■ Exercise instructions
Tell how many lines in the data below include the word "with". The answer is the number only.

START Extracted data

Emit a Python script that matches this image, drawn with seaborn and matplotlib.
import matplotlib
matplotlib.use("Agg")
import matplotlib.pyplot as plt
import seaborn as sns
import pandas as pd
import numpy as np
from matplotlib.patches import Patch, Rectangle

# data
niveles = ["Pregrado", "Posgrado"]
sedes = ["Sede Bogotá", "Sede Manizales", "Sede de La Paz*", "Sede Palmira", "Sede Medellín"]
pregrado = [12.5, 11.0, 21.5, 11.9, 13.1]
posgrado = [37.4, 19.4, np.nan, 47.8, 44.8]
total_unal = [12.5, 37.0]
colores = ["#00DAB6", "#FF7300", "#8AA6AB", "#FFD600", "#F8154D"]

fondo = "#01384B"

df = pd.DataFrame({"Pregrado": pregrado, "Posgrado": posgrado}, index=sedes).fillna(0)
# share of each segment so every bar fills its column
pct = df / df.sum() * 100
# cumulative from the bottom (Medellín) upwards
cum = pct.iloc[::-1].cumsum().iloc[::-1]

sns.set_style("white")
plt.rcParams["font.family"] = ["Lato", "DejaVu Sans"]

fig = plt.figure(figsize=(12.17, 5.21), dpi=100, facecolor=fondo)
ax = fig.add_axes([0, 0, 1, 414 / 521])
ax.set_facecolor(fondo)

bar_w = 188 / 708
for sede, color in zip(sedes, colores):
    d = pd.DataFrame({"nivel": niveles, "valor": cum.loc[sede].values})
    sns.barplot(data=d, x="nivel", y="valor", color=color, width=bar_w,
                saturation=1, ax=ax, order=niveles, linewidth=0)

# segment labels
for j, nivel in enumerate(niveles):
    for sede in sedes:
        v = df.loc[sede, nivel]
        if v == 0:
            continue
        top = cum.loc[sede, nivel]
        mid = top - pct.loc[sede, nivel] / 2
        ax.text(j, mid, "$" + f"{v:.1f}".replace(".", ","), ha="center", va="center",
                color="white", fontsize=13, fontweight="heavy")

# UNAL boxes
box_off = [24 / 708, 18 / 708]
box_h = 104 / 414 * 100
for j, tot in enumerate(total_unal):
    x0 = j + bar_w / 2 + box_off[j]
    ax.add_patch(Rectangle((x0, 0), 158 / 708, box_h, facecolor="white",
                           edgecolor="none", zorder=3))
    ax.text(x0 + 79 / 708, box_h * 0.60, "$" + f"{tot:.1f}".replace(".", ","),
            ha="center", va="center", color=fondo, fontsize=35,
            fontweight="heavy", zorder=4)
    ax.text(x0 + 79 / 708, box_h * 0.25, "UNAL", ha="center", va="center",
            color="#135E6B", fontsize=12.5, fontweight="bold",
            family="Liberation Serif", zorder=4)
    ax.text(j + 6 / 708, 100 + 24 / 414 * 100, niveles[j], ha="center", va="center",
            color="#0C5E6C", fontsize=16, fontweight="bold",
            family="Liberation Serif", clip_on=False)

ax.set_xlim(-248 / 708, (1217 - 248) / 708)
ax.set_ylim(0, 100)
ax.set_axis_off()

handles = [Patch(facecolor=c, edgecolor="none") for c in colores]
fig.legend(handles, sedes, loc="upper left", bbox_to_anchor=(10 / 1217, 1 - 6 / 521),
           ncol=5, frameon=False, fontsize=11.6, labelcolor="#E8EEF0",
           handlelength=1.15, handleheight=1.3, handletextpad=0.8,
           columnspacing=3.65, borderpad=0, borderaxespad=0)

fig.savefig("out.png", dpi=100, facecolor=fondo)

END Extracted data
START Extracted data

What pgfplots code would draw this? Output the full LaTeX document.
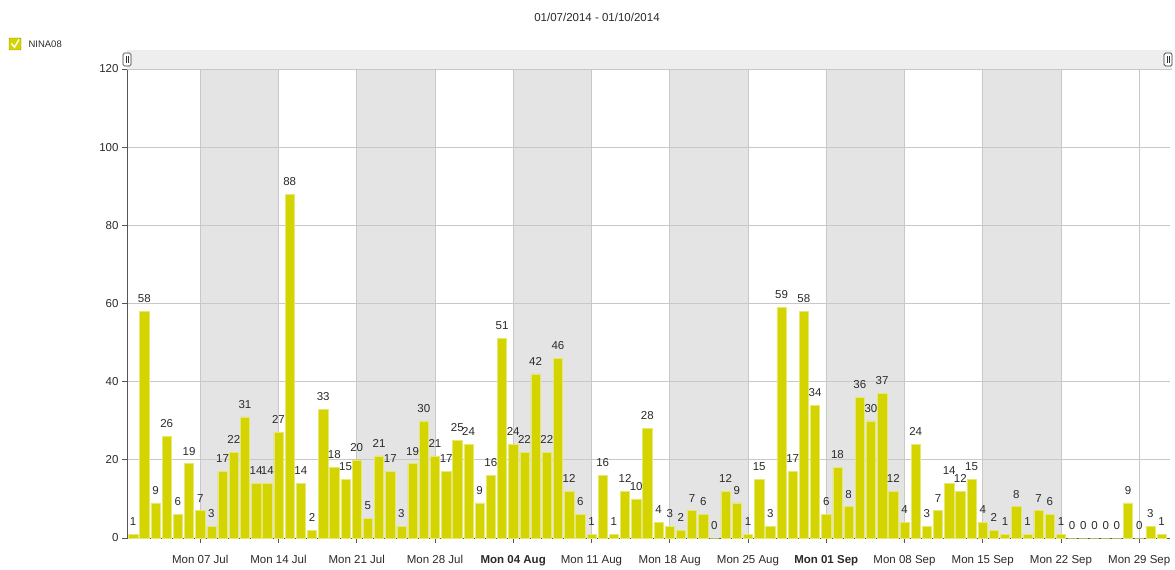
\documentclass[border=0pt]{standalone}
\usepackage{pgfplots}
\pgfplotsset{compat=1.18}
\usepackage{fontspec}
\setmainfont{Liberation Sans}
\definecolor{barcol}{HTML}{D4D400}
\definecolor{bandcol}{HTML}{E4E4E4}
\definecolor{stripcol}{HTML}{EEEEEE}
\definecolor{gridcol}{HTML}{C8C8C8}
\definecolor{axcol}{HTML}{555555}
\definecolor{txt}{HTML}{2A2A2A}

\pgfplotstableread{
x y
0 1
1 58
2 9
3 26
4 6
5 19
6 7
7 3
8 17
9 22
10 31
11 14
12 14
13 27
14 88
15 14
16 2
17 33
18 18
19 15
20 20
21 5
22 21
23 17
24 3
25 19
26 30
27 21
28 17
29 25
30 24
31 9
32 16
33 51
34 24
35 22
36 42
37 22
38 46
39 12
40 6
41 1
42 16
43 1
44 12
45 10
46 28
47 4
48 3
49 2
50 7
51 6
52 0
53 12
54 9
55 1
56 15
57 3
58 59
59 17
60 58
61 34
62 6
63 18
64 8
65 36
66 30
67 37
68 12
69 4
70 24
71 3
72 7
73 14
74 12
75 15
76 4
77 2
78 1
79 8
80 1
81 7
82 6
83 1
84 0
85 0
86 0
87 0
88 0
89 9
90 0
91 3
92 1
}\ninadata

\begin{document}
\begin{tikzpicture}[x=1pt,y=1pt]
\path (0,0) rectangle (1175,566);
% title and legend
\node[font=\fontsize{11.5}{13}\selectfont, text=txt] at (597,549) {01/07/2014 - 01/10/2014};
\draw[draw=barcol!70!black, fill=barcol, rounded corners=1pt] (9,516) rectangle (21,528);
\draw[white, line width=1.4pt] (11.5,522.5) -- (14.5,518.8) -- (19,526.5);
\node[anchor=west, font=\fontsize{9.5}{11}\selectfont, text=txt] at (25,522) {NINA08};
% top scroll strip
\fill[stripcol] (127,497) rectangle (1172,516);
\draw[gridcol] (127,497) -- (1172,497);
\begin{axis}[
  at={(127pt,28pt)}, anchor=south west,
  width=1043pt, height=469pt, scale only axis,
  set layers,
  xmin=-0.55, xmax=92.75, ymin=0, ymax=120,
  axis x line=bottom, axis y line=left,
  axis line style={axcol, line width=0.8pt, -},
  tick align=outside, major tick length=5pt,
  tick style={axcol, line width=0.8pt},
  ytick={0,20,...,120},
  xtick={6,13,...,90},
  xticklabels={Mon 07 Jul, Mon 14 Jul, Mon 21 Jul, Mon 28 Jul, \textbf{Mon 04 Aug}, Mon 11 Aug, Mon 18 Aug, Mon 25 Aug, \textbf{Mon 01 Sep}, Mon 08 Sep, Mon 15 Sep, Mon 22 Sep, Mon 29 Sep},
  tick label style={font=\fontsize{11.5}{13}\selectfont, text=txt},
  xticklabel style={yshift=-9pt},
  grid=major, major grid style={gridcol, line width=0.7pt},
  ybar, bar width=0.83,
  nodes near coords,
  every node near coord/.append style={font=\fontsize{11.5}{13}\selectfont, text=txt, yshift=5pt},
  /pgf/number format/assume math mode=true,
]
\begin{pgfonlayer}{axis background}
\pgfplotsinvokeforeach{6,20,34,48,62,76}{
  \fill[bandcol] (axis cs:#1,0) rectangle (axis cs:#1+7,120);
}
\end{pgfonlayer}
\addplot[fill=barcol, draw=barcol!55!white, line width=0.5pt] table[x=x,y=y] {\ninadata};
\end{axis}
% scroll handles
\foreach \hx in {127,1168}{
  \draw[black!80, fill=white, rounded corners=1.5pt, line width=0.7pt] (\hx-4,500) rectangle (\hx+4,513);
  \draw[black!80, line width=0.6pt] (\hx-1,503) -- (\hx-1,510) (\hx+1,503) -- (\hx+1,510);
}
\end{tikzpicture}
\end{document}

END Extracted data
START Extracted data

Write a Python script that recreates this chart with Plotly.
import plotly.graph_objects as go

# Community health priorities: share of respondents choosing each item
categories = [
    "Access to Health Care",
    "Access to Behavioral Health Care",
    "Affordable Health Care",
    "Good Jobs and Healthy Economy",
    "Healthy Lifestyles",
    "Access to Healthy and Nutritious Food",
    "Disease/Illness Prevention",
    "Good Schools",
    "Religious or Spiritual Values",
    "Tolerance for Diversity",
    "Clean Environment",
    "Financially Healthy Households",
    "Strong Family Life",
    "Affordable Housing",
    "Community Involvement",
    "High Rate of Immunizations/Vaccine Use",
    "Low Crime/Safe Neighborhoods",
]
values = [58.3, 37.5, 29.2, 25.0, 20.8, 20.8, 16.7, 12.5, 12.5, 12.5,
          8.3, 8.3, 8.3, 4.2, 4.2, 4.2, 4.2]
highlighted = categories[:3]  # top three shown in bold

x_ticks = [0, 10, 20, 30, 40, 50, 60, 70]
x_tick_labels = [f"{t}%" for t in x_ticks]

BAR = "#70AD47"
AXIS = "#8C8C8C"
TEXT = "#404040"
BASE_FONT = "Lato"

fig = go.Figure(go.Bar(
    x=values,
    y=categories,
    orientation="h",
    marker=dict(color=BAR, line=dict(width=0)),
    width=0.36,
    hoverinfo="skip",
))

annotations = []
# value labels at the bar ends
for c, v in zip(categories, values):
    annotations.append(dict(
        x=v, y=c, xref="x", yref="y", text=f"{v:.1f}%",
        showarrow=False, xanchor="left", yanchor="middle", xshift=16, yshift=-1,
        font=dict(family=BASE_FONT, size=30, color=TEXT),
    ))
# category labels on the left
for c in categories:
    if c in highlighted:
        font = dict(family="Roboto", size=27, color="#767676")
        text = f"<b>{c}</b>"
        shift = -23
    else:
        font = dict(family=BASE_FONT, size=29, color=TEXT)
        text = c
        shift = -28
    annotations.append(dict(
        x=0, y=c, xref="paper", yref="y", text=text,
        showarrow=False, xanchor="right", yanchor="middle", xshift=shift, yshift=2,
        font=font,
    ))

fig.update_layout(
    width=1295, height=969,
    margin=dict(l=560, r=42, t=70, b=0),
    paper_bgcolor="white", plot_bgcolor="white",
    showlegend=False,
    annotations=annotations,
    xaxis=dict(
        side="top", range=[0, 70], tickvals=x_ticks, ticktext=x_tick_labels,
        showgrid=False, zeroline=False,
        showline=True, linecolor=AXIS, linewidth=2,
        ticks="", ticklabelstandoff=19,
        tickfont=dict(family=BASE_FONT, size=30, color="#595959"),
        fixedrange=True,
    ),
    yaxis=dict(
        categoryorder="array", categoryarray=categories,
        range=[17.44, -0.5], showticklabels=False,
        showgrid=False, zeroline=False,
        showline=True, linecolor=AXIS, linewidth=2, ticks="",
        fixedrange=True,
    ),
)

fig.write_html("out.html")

END Extracted data

■ Output of the exercise
2